Adkins: About the Receivers...

Lane answers the questions Cleveland Browns fans have following this week's news about Joe Jurevicius: Could Kellen Winslow play receiver, if needed? Why haven't we heard anything more about Eric Parker? Was this year's draft an early sign that JJ was having issues?

Browns fans are understandably concerned following the recent news regarding Joe Jurevicius' follow-up knee surgery. Here are my views on some of the questions which have arrived in the last day or two. If you have questions, write to me via my forum in-box or by clicking here...

Q: While the topic of immediate concern remains Joe Jurevicius' knee woes, I am interested in some players Adam mentioned in a recent podcast, namely Eddie Kennison and Joe Horn. Can they realistically help this team in the event Jurevicius does not return?

LA: While I have not yet heard of any connection between the team and the players mentioned above, both are possibilities for the Browns, or other teams with a potential hole at the #3 WR spot. If Jurevicius is out for an extended period of time or does not return, both players add an element of experience and have a track record of production.

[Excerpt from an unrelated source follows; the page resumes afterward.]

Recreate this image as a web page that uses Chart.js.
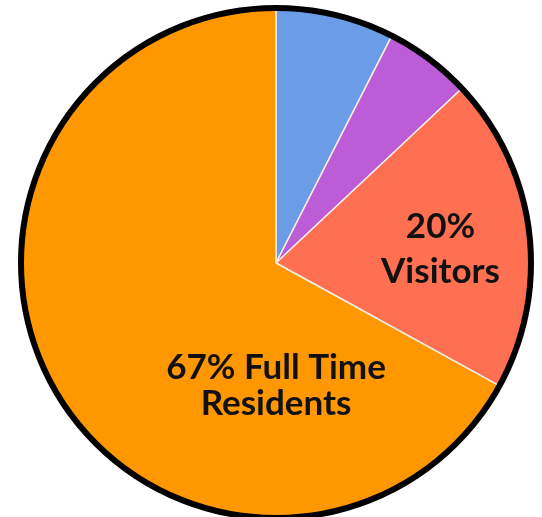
<!DOCTYPE html>
<html>
<head>
<meta charset="utf-8">
<style>
  html, body { margin: 0; padding: 0; background: #fff; }
  #wrap { width: 542px; height: 517px; }
</style>
</head>
<body>
<div id="wrap"><canvas id="_chart" width="542" height="517"></canvas></div>

<script src="https://cdn.jsdelivr.net/npm/chart.js"></script>
<script>
// data, clockwise from 12 o'clock
const groups  = ['Other A', 'Other B', 'Visitors', 'Full Time Residents'];
const shares  = [7.5, 5.5, 20, 67];
const colours = ['#6b9de7', '#bc5dd7', '#ff6f52', '#ff9700'];

// labels written on the slices (index into groups -> lines of text)
const sliceText = {
	2: ['20%', 'Visitors'],
	3: ['67% Full Time', 'Residents']
};

// black rim around the whole pie
const rimPlugin = {
	id: 'rim',
	afterDatasetsDraw(chart) {
		const arc = chart.getDatasetMeta(0).data[0];
		if (!arc) return;
		const ctx = chart.ctx;
		ctx.save();
		ctx.beginPath();
		ctx.arc(arc.x, arc.y, arc.outerRadius, 0, Math.PI * 2);
		ctx.lineWidth = 6;
		ctx.strokeStyle = '#000';
		ctx.stroke();
		ctx.restore();
	}
};

// text on the slices, placed relative to the pie centre and radius
const textPlugin = {
	id: 'sliceText',
	afterDatasetsDraw(chart, args, opts) {
		const arcs = chart.getDatasetMeta(0).data;
		const ctx = chart.ctx;
		ctx.save();
		ctx.fillStyle = '#111';
		ctx.textAlign = 'center';
		ctx.textBaseline = 'alphabetic';
		ctx.font = 'bold 35px Lato';
		for (const i in sliceText) {
			const arc = arcs[i];
			const place = opts.places[i];
			const x = arc.x + place.dx * arc.outerRadius;
			let y = arc.y + place.dy * arc.outerRadius;
			for (const line of sliceText[i]) {
				ctx.fillText(line, x, y);
				y += place.lead;
			}
		}
		ctx.restore();
	}
};

var chart = new Chart(_chart, {
	type: 'pie',
	data: {
		labels: groups,
		datasets: [{
			data: shares,
			backgroundColor: colours,
			borderColor: '#f6eee2',
			borderWidth: 1.5,
			radius: 255
		}]
	},
	options: {
		responsive: false,
		animation: false,
		layout: { padding: { left: 10, top: 9 } },
		plugins: {
			legend: { display: false },
			tooltip: { enabled: false },
			sliceText: {
				places: {
					2: { dx: 0.645, dy: -0.10, lead: 45 },
					3: { dx: 0.0, dy: 0.455, lead: 36 }
				}
			}
		}
	},
	plugins: [rimPlugin, textPlugin]
});
</script>
</body>
</html>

Kennison may not be as explosive today as he was earlier in his career, but he catches the ball better than in his earlier days. He has adequate size and quickness, he has played in similar offensive schemes, but has some injury issues which may have taken their toll. If the price is right, Kennison may still have the tools which could provide additional stability and depth at the receiver position.

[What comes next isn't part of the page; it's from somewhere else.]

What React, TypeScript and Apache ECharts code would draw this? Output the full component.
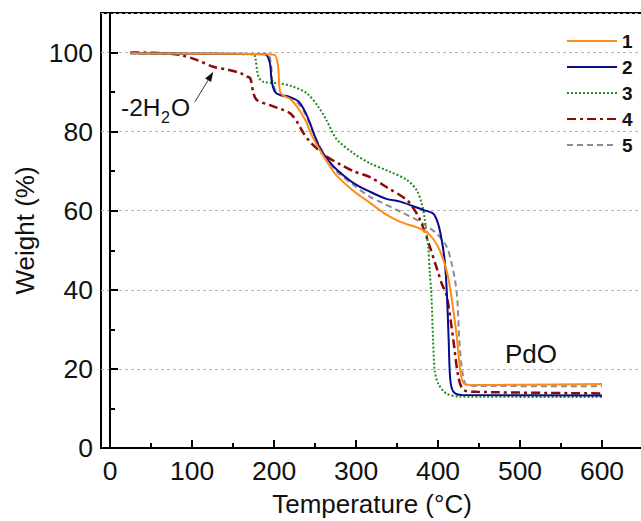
import React, { useEffect, useRef } from "react";
import * as echarts from "echarts";

const seriesNames = ["1", "2", "3", "4", "5"];
const seriesColors = ["#FF8C1A", "#0A0A8C", "#1E8C1E", "#8B0A0A", "#8C8C8C"];

const t1 = [25, 100, 190, 201, 205, 207, 210, 220, 228, 238, 246, 254, 265, 276, 297, 317, 337, 354, 378, 390, 400, 408, 413, 417, 423, 427, 431, 436, 443, 500, 600];
const w1 = [99.8, 99.7, 99.6, 99.4, 96.4, 90.5, 89.3, 88.2, 86.3, 83, 79.1, 76, 72.3, 69, 65, 62, 59, 57.2, 55.5, 53.9, 50.9, 46.7, 42.5, 37.4, 28, 19.7, 16.4, 16.0, 15.9, 16.0, 16.2];

const t2 = [25, 100, 189, 195, 197, 201, 207, 219, 230, 238, 244, 250, 256, 266, 276, 297, 317, 337, 354, 382, 394, 400, 404.5, 408.5, 411, 413, 415, 419, 429, 600];
const w2 = [99.8, 99.7, 99.6, 97.3, 93, 90.1, 89.3, 88.8, 87.6, 85, 82.1, 78.7, 75.8, 72.8, 70.5, 67, 64.8, 63, 62.3, 60.2, 59.3, 56.8, 52.6, 46.7, 38.3, 27.3, 17.2, 14.2, 13.4, 13.3];

const t3 = [25, 100, 175, 177, 181, 187, 207, 223, 240, 254, 264, 276, 297, 317, 340, 362, 374, 380, 384, 388, 390, 392, 394, 396, 400, 410, 427, 600];
const w3 = [99.8, 99.7, 99.5, 98.9, 93.9, 92.6, 92.2, 91.4, 89.7, 86.3, 82.9, 78.2, 74.5, 72, 70, 67.8, 65.2, 61.9, 57.6, 50.9, 44.2, 38.5, 27.3, 19.7, 16.4, 13.8, 13, 12.9];

const t4 = [25, 60, 85, 105, 126, 145, 159, 166, 171, 175, 179, 195, 211, 220, 228, 236, 244, 252, 264, 280, 297, 317, 337, 362, 374, 380, 390, 398, 404.5, 410.6, 418.7, 424.8, 431, 447, 600];
const w4 = [100, 99.9, 99.4, 98.2, 96.4, 95.6, 94.8, 94, 93.5, 89.7, 88, 86.7, 85.5, 84.6, 82.5, 79.6, 77.4, 75.8, 73.7, 71.8, 70, 68.5, 66, 62.7, 59.3, 56.8, 50.9, 45.8, 41.6, 38.5, 27.3, 18, 14.7, 14.2, 13.8];

const t5 = [25, 100, 192, 196, 198, 202, 208, 220, 230, 238, 246, 254, 265, 276, 297, 317, 329, 354, 378, 398, 410.6, 416.6, 420.7, 423.6, 426, 430, 435, 450, 600];
const w5 = [99.8, 99.7, 99.6, 97.5, 93, 90.3, 89.2, 88.5, 87, 84.5, 80.8, 77, 73.2, 70, 66.5, 63.5, 62.3, 59.8, 57.2, 54.3, 50.9, 46.7, 42.5, 37.4, 27.3, 18.9, 15.9, 15.7, 15.6];

const temps = [t1, t2, t3, t4, t5];
const weights = [w1, w2, w3, w4, w5];
const lineTypes: any[] = ["solid", "solid", [2, 2], [9, 4, 3, 4], [6, 4]];

const xMajorTicks = [0, 100, 200, 300, 400, 500, 600];
const xMinorTicks = [50, 150, 250, 350, 450, 550];
const yMinorTicks = [10, 30, 50, 70, 90];

const FONT = "Liberation Sans, Arial, Helvetica, sans-serif";

export default function App() {
  const ref = useRef<HTMLDivElement>(null);
  useEffect(() => {
    document.body.style.margin = "0";
    const chart = echarts.init(ref.current!, null, { renderer: "svg" });
    const series = seriesNames.map((name, i) => ({
      name,
      type: "line",
      xAxisIndex: 0,
      yAxisIndex: 0,
      symbol: "none",
      smooth: 0.3,
      data: temps[i].map((t, k) => [t, weights[i][k]]),
      lineStyle: { color: seriesColors[i], width: i === 3 ? 2.5 : 2, type: lineTypes[i] },
      itemStyle: { color: seriesColors[i] },
      z: 10 - i,
    }));
    // arrow geometry
    const tail = [195, 101.7];
    const tip = [213.3, 71.7];
    const dx = tip[0] - tail[0];
    const dy = tip[1] - tail[1];
    const len = Math.sqrt(dx * dx + dy * dy);
    const ux = dx / len;
    const uy = dy / len;
    const hl = 10;
    const hw = 3.5;
    const bx = tip[0] - ux * hl;
    const by = tip[1] - uy * hl;
    chart.setOption({
      animation: false,
      backgroundColor: "#fff",
      textStyle: { fontFamily: FONT },
      grid: {
        left: 101,
        right: -2,
        top: 13,
        bottom: 73,
        containLabel: false,
        outerBoundsMode: "none",
        show: true,
        borderColor: "#000",
        borderWidth: 2,
      },
      legend: {
        orient: "vertical",
        left: 561,
        top: 26,
        itemWidth: 50,
        itemHeight: 20,
        itemGap: 6,
        itemStyle: { opacity: 0 },
        data: seriesNames,
        textStyle: { fontSize: 19, fontWeight: "bold", color: "#111", fontFamily: FONT, lineHeight: 20 },
      },
      xAxis: [
        {
          type: "value",
          min: -11,
          max: 650,
          position: "bottom",
          axisLine: { show: true, lineStyle: { color: "#000", width: 2 } },
          axisTick: { show: true, inside: true, length: 8, customValues: xMajorTicks, lineStyle: { color: "#000", width: 2 } },
          axisLabel: { customValues: xMajorTicks, fontSize: 26.5, color: "#111", margin: 9, fontFamily: FONT },
          splitLine: { show: false },
          name: "Temperature (°C)",
          nameLocation: "middle",
          nameGap: 43,
          nameTextStyle: { fontSize: 26, color: "#111", fontFamily: FONT },
        },
        {
          type: "value",
          min: -11,
          max: 650,
          position: "bottom",
          axisLine: { show: false },
          axisTick: { show: true, inside: true, length: 5, customValues: xMinorTicks, lineStyle: { color: "#000", width: 2 } },
          axisLabel: { show: false },
          splitLine: { show: false },
        },
      ],
      yAxis: [
        {
          type: "value",
          min: 0,
          max: 110,
          interval: 20,
          position: "left",
          axisLine: { show: true, lineStyle: { color: "#000", width: 2 } },
          axisTick: { show: true, inside: true, length: 8, lineStyle: { color: "#000", width: 2 } },
          axisLabel: { fontSize: 26.5, color: "#111", margin: 8, showMaxLabel: false, fontFamily: FONT },
          splitLine: { show: true, lineStyle: { color: "#b4b4b4", width: 1, type: [3, 3] } },
          name: "Weight (%)",
          nameLocation: "middle",
          nameGap: 58,
          nameTextStyle: { fontSize: 26, color: "#111", fontFamily: FONT },
        },
        {
          type: "value",
          min: 0,
          max: 110,
          position: "left",
          axisLine: { show: false },
          axisTick: { show: true, inside: true, length: 5, customValues: yMinorTicks, lineStyle: { color: "#000", width: 2 } },
          axisLabel: { show: false },
          splitLine: { show: false },
        },
      ],
      graphic: [
        { type: "text", x: 121, y: 107, style: { text: "-2H", fontSize: 24.5, fontFamily: FONT, fill: "#111", align: "left", verticalAlign: "middle", textAlign: "left", textVerticalAlign: "middle" } },
        { type: "text", x: 161, y: 117, style: { text: "2", fontSize: 16, fontFamily: FONT, fill: "#111", align: "left", verticalAlign: "middle", textAlign: "left", textVerticalAlign: "middle" } },
        { type: "text", x: 171, y: 107, style: { text: "O", fontSize: 24.5, fontFamily: FONT, fill: "#111", align: "left", verticalAlign: "middle", textAlign: "left", textVerticalAlign: "middle" } },
        { type: "line", shape: { x1: tail[0], y1: tail[1], x2: bx, y2: by }, style: { stroke: "#333", lineWidth: 1 } },
        {
          type: "polygon",
          shape: { points: [tip, [bx - uy * hw, by + ux * hw], [bx + uy * hw, by - ux * hw]] },
          style: { fill: "#111" },
        },
        { type: "text", x: 531, y: 354, style: { text: "PdO", fontSize: 26, fontFamily: FONT, fill: "#111", align: "center", verticalAlign: "middle", textAlign: "center", textVerticalAlign: "middle" } },
      ],
      series,
    } as any);
    return () => chart.dispose();
  }, []);
  return <div ref={ref} style={{ position: "absolute", left: 0, top: 0, width: 641, height: 521 }} />;
}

Joe Horn is getting up in age, but can still run. More "quick" than "fast" at this time in his career, Horn would be able to provide some help. He catches the ball well, has the ability to run after the catch and still has a desire to play the game. As with Kennison, Horn remains a player that can provide some quality and depth for a team in need of a veteran receiver.

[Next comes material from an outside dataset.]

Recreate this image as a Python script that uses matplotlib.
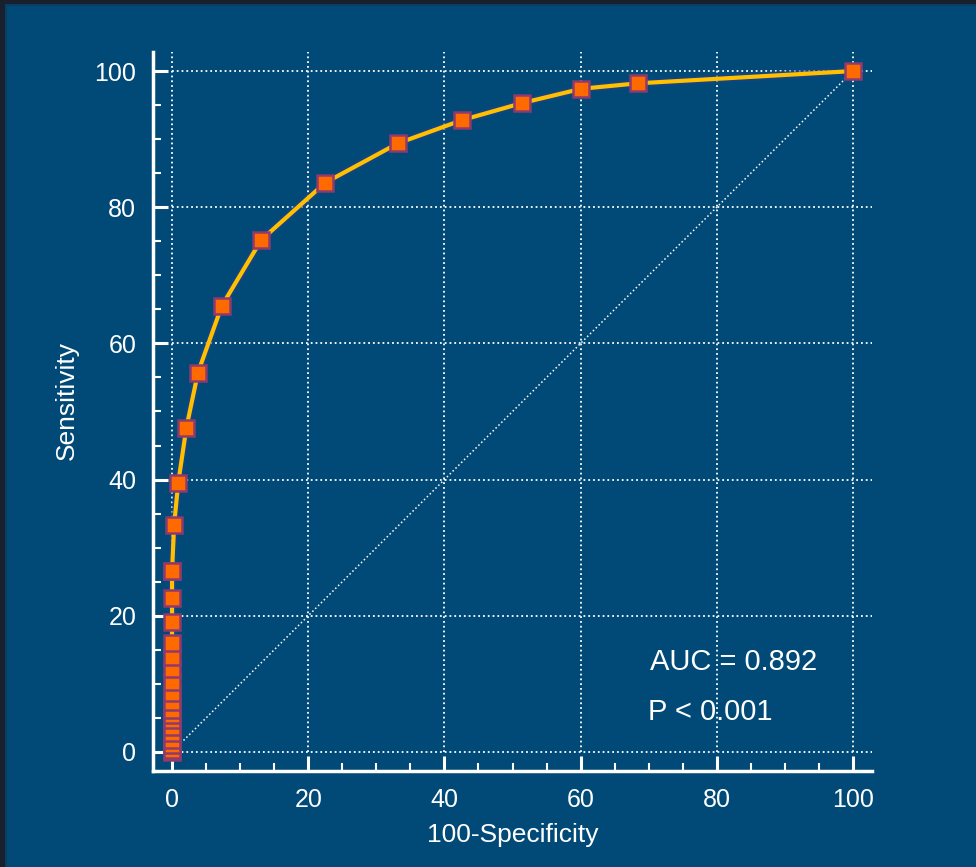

Q: We keep hearing about the Browns interest in wide receiver Eric Parker. Is there really anything to the media reports, as we hear nothing from the team?

LA: I have been told by a member of the Cleveland organization that Parker is a player of interest and has been discussed within the organization as a possible 'fit'.

Q: The third receiver is often overlooked by many, but tends to do the dirty work for a team in the passing game. From lining-up in the slot to converting tough third downs - this is an important position. Do you really think the team would just fill the role with a young, inexperienced player?

LA: What Joe Jurevicius provides is leadership and the ability to make tough receptions on third down to keep the chains moving. The plan for Joe was exactly that heading into the 2008 season. If he is unable to play for any period of time, there will be an adjustment period.

At this time, I am skeptical that there are players on the current roster with that type of ability. Not in a physical sense, but in the mental sense. I am not of the belief the organization will be comfortable with any of the younger receivers filling such a role, but for players such as Kevin Kasper and Travis Wilson the stakes just went up.

A telling sign as to the intentions of the organization will be if and when a move is made at WR. If this team goes into camp with no new players, it only means they have support that Jurevicius is going to return or faith in some players on the roster to step-up.

Q: Does this team really need to add a wide receiver? Wouldn't you think Winslow could play at receiver, as he lines up there quite often?

LA: Winslow does line-up wide often as part of the offensive scheme, but there is absolutely no desire on part of the Browns to move him to the WR spot and basically rip some of the fabric from the scheme.

Q: Do you find it interesting that the Browns went out and drafted two players of great size and potential to develop in the passing game? First due to the physical issues with Kellen Winslow and now Joe Jurevicius' problems? The team appears to have anticipated something could occur with these players.

LA: I fully believe the organization selected TE Martin Rucker to add quality depth and size to the position. Rucker can catch the football, played in a spread offense and can run better than advertised. He has the potential to be a weapon in this offensive scheme in time.

Paul Hubbard is a player which intrigued the staff due to his size, speed and raw ability. He has physical tools you cannot teach and was very receptive to coaching while at Wisconsin. If not for injury, Hubbard could have been the type of WR that would have been further developed and much more attractive on draft day.

While both players display talent and ability, I question whether will play much of a role in the offensive scheme in 2008, unless injury issues within the roster dictate otherwise.